Иисус не отвергал ни того, что Он - Мессия, ни того, что Он - Царь. Он принимает исповедание Петра и Сам свидетельствует пред Пилатом (Мф. XXVII, 11, Мк. XV, 2, Лк. XXIII, 38, Ин. XIX, 19-22), что Он - Царь. И Его мессианское самосознание, как бы к нему ни относиться, есть центральный факт Евангельской истории, все более признаваемый и рационалистической наукой. Но в то же время царство Его - не от мира сего, и основная апокалиптическая идея о том, что мессия сверхъестественную свою силу должен употребить на устроение земного царства, на исторические и человеческие цели, решительно отвергается и осуждается Им, вместе со всей концепцией иудейского хилиазма. Эта сверхъестественная помощь отвергается Им и в страшную ночь гефсиманского предательства: "Или думаешь, что Я не могу теперь умолить Отца Моего, и Он представит Мне более нежели 12 легионов ангелов? Как же сбудутся Писания, что так должно быть?" (Мф. XVI, 53-54). Он говорит Пилату: "Царство Мое не от мира сего; если бы от мира сего было царство Мое, то служители Мои подвизались бы за Меня, чтобы Я не был предан Иудеям, но ныне царство Мое не отсюда" (Ин. XVIII, 36).

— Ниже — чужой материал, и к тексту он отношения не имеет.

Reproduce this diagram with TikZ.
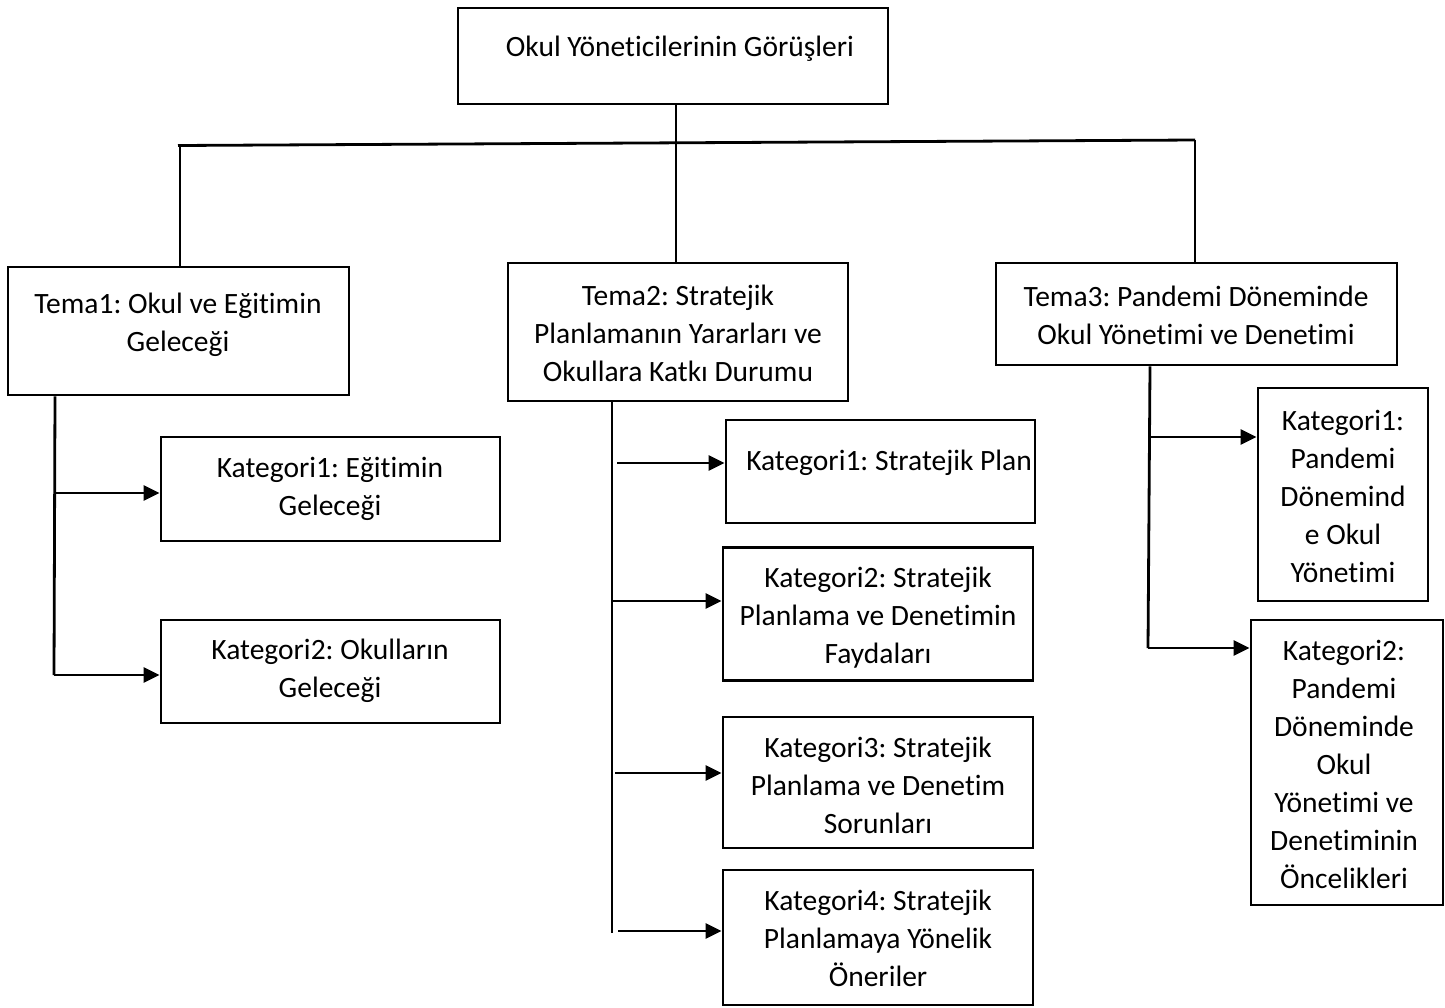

Отвергая мессианскую идею в ее хилиастическом истолковании, Иисус в то же время санкционирует эсхатологические идеи апокалиптики. Но при этом в Евангелии вносится ясное различение в сливавшиеся до сих пор хилиастический и экхатологический планы, и, с устранением первого, тем отчетливее вырисовывается последний. "Царство Божие", это столь многозначное выражение, получает в Евангелии свой специфический, именно, двоякий смысл: во-первых, Царствия Божия внутри нас[53]  как религиозного блага общения с Богом в Церкви, как непосредственного переживания вечности в волнах временности, свободы в оковах необходимости, и, во-вторых, "Царствия Божия, приходящего в силе", вследствие нуменального, а не эмпирического только переворота, приближения Бога к твари и преображения мира. Царство Божие есть лично-религиозное, мистическое прикосновение души к религиозной реальности - Церкви и в ней к Христу, но вместе с тем его окончательное наступление обозначает прекращение теперешней эмпирии, переворот метафизического характера, изменение самой основы мира в его отношении к Богу. Далеко не случайно, что одним и тем же именем - ап. Иоанна, надписываются[54]  и "пневматическое" Евангелие от Иоанна, где наиболее ясно раскрывается имманентно-религиозный характер Царствия Божия, и Апокалипсис, с его напряженной эсхатологией. Между обеими концепциями нет противоречия, потому что они относятся к разным планам. Но при этом совершенно не остается места мессианскому Царствию Божию от мира сего, иудейскому хилиазму. Исторический процесс предоставляется здесь естественным стихиям, история по-прежнему делается людьми, и только людьми, хотя как живые религиозные личности они вносят в историю и оплодотворяющее начало Царствия Божия, насколько оно, действительно, есть внутри нас и руководит нашими действиями, определяя наши чувства и настроения. Но для христианского понимания истории невозможно и даже греховно, рассчитывая силы для совершения данного исторического дела, для достижения определенной исторической цели включать в их число, говоря фигурально, еще полки ангелов. Это все равно, что строить расчеты при войне с японцами не на числе пушек и кадров, но на числе икон, собранных Куропаткиным, даже при самом набожном их почитании.